A Philippian jailer once asked Paul and Silas, “‘Sirs, what must I do to be saved?’

So they said, ‘Believe on the Lord Jesus Christ, and you will be saved, you and your household’” (Acts 16:31-31).

“God demonstrates His own love toward us, in that while we were still sinners, Christ died for us” (Romans 5:8). Moved to mercy by the pitiful plight of sinful man, God said, “I will do something.” God the Father, God the Son, and God the Holy Spirit planned our salvation.

God the Son, the Lord Jesus, left Heaven and came down to this world of woe.
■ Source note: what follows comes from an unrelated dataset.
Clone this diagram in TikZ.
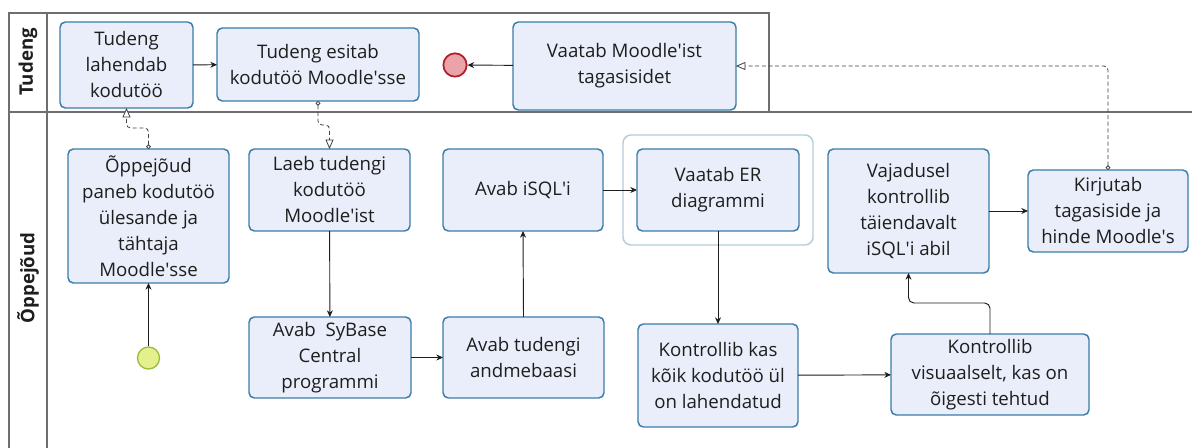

This was Christmas. He was as much God as if He were not man at all, but as much man as if He were not God at all. He had to be a man to pay sin’s price and redeem our lost estate. (See 1 Corinthians 15:22; Romans 5:17.)

Man cannot bring himself back to God, because of the sin barrier. But Jesus said, “I am the way, the truth, and the life. No one comes to the Father except through Me” (John 14:6). Jesus is the only way to Heaven. “Nor is there salvation in any other, for there is no other name under heaven given among men by which we must be saved” (Acts 4:12).

If there was some other way to Heaven, do you think God would have let His darling Son die on that cross in agony? If you could be saved by being good, why did Jesus die on that cross? “I do not set aside the grace of God; for if righteousness comes through the law, then Christ died in vain” (Galatians 2:21).

In everybody’s life, there is a throne. By nature, the one sitting on that throne is Self. Because, when man is spiritually dead and without God in his spirit, what takes over? The soul: mind, emotion, and will. “It’s my life. I am the master of my fate.” But Christ is outside this life.

A Christian is not somebody who merely believes intellectually that Christ died for sins. (The devil believes that—see James 2:19.) A Christian is someone who has Christ on the throne over his life. If you are not willing for Him to be Lord, He cannot be your Savior. Christ comes in to take control.

The moment you trust Christ as your Savior, you are eternally saved and secure. Then God begins to work on you. Adam died immediately in his spirit, progressively in his soul, and ultimately in his body. When you are saved, you are justified immediately in your spirit, sanctified progressively in your soul, and glorified ultimately in your body. (See Romans 8:30.)

The Lord Jesus said, “Behold, I stand at the door and knock. If anyone hears My voice and opens the door, I will come in to him and dine with him, and he with Me” (Revelation 3:20). How do you get Christ from outside, onto the throne? Open the door wide. Does Christ want to save you? He says, “I’m knocking.”

That is how to be saved, and here is the assurance of your salvation: “Most assuredly, I say to you, he who hears My word and believes in Him who sent Me has everlasting life, and shall not come into judgment, but has passed from death into life” (John 5:24). When Christ saves you, it is done! You have passed from death to life.

If you depend on your feelings for your assurance of salvation, your assurance will vary with the condition of your liver. Put your faith in God’s facts. “Therefore, having been justified by faith, we have peace with God through our Lord Jesus Christ” (Romans 5:1). You don’t know you are saved because you are happy; you are happy because you know you are saved.